Now, to actually tie this in to RPGs to give me a transparent and sad excuse to do an anime-rant in here, the Sailor Moon RPG for the SNES, Sailor Moon: Another Story, follows the same method as the show in this regard. On the surface, the game seems largely dull in all the same ways as the show--character development for most of the characters amounts to tiny, inexplicable romances that die out almost immediately and serve no purpose, the villains' motives are barely explored and usually dumb (though to be fair, I've noted before that it's hard to find a genuinely good villain in RPGs in general), the overall demeanor of the characters is usually annoying and/or typecast, and Tuxedo Mask is, somehow, even MORE useless than usual.

But for all the boring and clumsy execution of the plot by under-developed characters, the game's also got some pretty cool ideas at its core. The general idea is that a new villainess, Apsu, is using the unique, reality-shifting power of a comet passing by near the Earth to alter Fate itself,** rearranging the events of history so that the various foes the Sailor Scouts defeated in the past did not die, and promising each villain an altered fate where they won and obtained what they wanted so long as they follow Apsu. The Scouts have to fend off old enemies, from the highest dangers like Beryl and the Sovereign of Silence/Mistress 9 to the lowest of common, single-episode grunts, all while dealing with the new band of villainesses formed by Apsu, as they attempt to right the world's fate and correct history back to its true course before the changes to the past remake them, as well. Pretty neat idea, all in all.

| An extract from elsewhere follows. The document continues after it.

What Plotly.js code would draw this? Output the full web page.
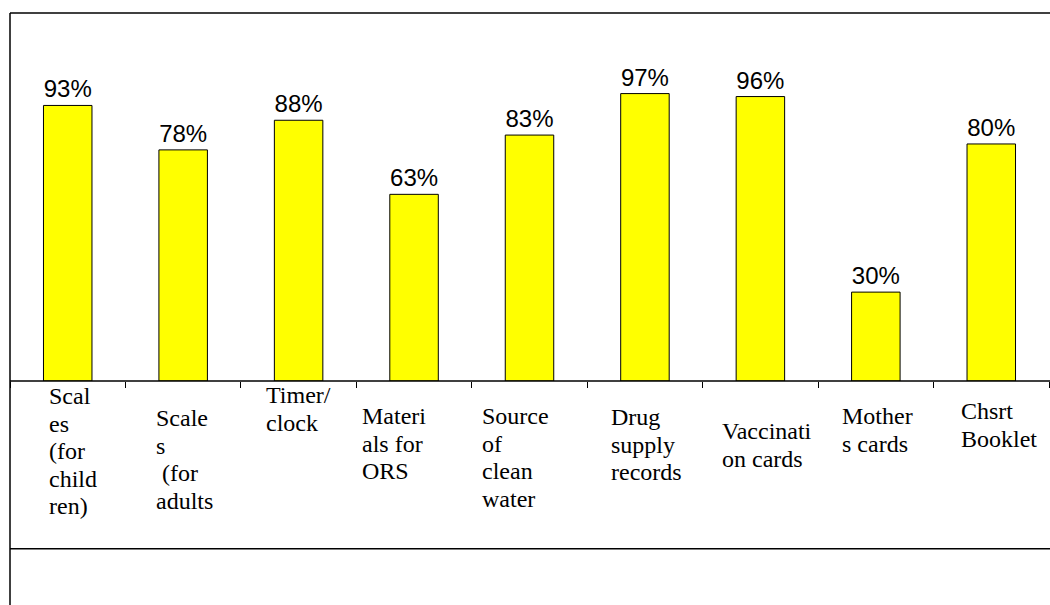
<!DOCTYPE html>
<html>
<head>
<meta charset="utf-8">
<script src="https://cdn.plot.ly/plotly-3.0.1.min.js"></script>
<style>
  html, body { margin: 0; padding: 0; background: #ffffff; }
  #chart { width: 1050px; height: 605px; }
</style>
</head>
<body>
<div id="chart"></div>
<script>
// Equipment / supplies available at facilities (% of facilities)
const categories = [
  "Scales (for children)",
  "Scales (for adults",
  "Timer/clock",
  "Materials for ORS",
  "Source of clean water",
  "Drug supply records",
  "Vaccination cards",
  "Mothers cards",
  "Chsrt Booklet"
];
const values = [93, 78, 88, 63, 83, 97, 96, 30, 80];

// Wrapped lines of each category label, as printed under the axis
const labelLines = [
  ["Scal", "es", "(for", "child", "ren)"],
  ["Scale", "s", "\u00a0(for", "adults"],
  ["Timer/", "clock"],
  ["Materi", "als for", "ORS"],
  ["Source", "of", "clean", "water"],
  ["Drug", "supply", "records"],
  ["Vaccinati", "on cards"],
  ["Mother", "s cards"],
  ["Chsrt", "Booklet"]
];

// Per-label placement (pixel offsets from the category centre / axis line)
const labelDx = [-19, -27, -33, -52, -48, -34, -38, -34, -30];
const labelDy = [2, 24, 1, 22, 22, 23, 37, 22, 17];
const lineStep = 27.6;

const annotations = [];
labelLines.forEach((lines, i) => {
  lines.forEach((txt, j) => {
    annotations.push({
      xref: "x", yref: "paper",
      x: categories[i], y: 0,
      xanchor: "left", yanchor: "top",
      xshift: labelDx[i],
      yshift: -(labelDy[i] + j * lineStep),
      text: txt,
      showarrow: false,
      align: "left",
      borderpad: 0, borderwidth: 0,
      font: { family: "Liberation Serif, Times New Roman, serif", size: 24, color: "#000000" }
    });
  });
});

const trace = {
  type: "bar",
  x: categories,
  y: values,
  width: 0.42,
  marker: { color: "#FFFF00", line: { color: "#000000", width: 1 } },
  texttemplate: "%{y}%",
  textposition: "outside",
  cliponaxis: false,
  textfont: { family: "Liberation Sans, Arial, sans-serif", size: 24, color: "#000000" },
  hoverinfo: "skip"
};

const lineStyle = { color: "#000000", width: 1.5 };
const layout = {
  width: 1050,
  height: 605,
  margin: { l: 10, r: 1, t: 13, b: 224 },
  paper_bgcolor: "#ffffff",
  plot_bgcolor: "#ffffff",
  showlegend: false,
  bargap: 0.58,
  xaxis: {
    type: "category",
    range: [-0.5, 8.5],
    showticklabels: false,
    ticks: "outside",
    tickson: "boundaries",
    ticklen: 6,
    tickwidth: 1,
    tickcolor: "#000000",
    showgrid: false,
    zeroline: false,
    showline: false,
    fixedrange: true
  },
  yaxis: {
    range: [0, 124.2],
    visible: false,
    showgrid: false,
    zeroline: false,
    fixedrange: true
  },
  shapes: [
    // top frame edge
    { type: "line", xref: "paper", yref: "paper", x0: 0, x1: 1.01, y0: 1, y1: 1, line: lineStyle },
    // left frame edge, running to the bottom of the page
    { type: "line", xref: "paper", yref: "paper", x0: 0, x1: 0, y0: 1, y1: -0.62, line: lineStyle },
    // category axis line
    { type: "line", xref: "paper", yref: "paper", x0: 0, x1: 1.01, y0: 0, y1: 0, line: lineStyle },
    // bottom edge of the label area
    { type: "line", xref: "paper", yref: "paper", x0: 0, x1: 1.01, y0: -0.456, y1: -0.456, line: lineStyle }
  ],
  annotations: annotations
};

Plotly.newPlot("chart", [trace], layout, { displayModeBar: false, staticPlot: true });
</script>
</body>
</html>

So yeah. I wouldn't call Sailor Moon: Another Story a good game, but I can't say it's a bad one, either, because regardless of its somewhat bland and annoying execution, it's got some solid originality and epic feel to its plot's foundation--and all in all, I feel that this is also the case with the anime itself. Regardless of the flaws in the finished product, at its core Sailor Moon was solid, creative, and epic, and it had a lot of heart. And I think that people in general could recognize that when they watched it, and still do, even if not consciously.












* No longer on Youtube, but you can find it at the AMV.org profile I linked to above for Neko9.
** Now I do have to wonder, did the makers of SMAS come up with this idea themselves, or did they steal it from Illusion of Gaia, made roughly 2 years prior? Or is there perhaps some real-world mythological basis for nearby comets being able to alter reality, and I just don't know about it? I mean, I know that shooting stars are in several cultures portents of disaster, but I've never heard anything specific about their ability to warp destiny and history in any legends I've encountered, and that sort of thing sounds more like a modern idea than it does an ancient myth.

1 comment:

  1. Bullcrap! Tuxedo Mask was one of the biggest reasons I watched the show (until one vacation in Michigan when I noticed how the Sailor Scouts transformed... but that's barely important). The entire subplot of him being turned evil held me in suspense for quite a while. Dude was a badass with his throwing roses.

    Plus, the name Darren has become kinda awesome for me. A guy at my church has that name, and he's pretty cool (it's always nice to hear him sing "I'm Trusting to the Unseen Hand" and "My Cup Has Overflowed," and he makes Corn Hole games as a hobby). His son looks almost exactly like him and is a good friend to my two youngest brothers.

    Darren and Tuxedo Mask rock (Zoysight's a dude?) and Sailor Moon's plot was good for a monster of the week/day before Smallville was even concieved!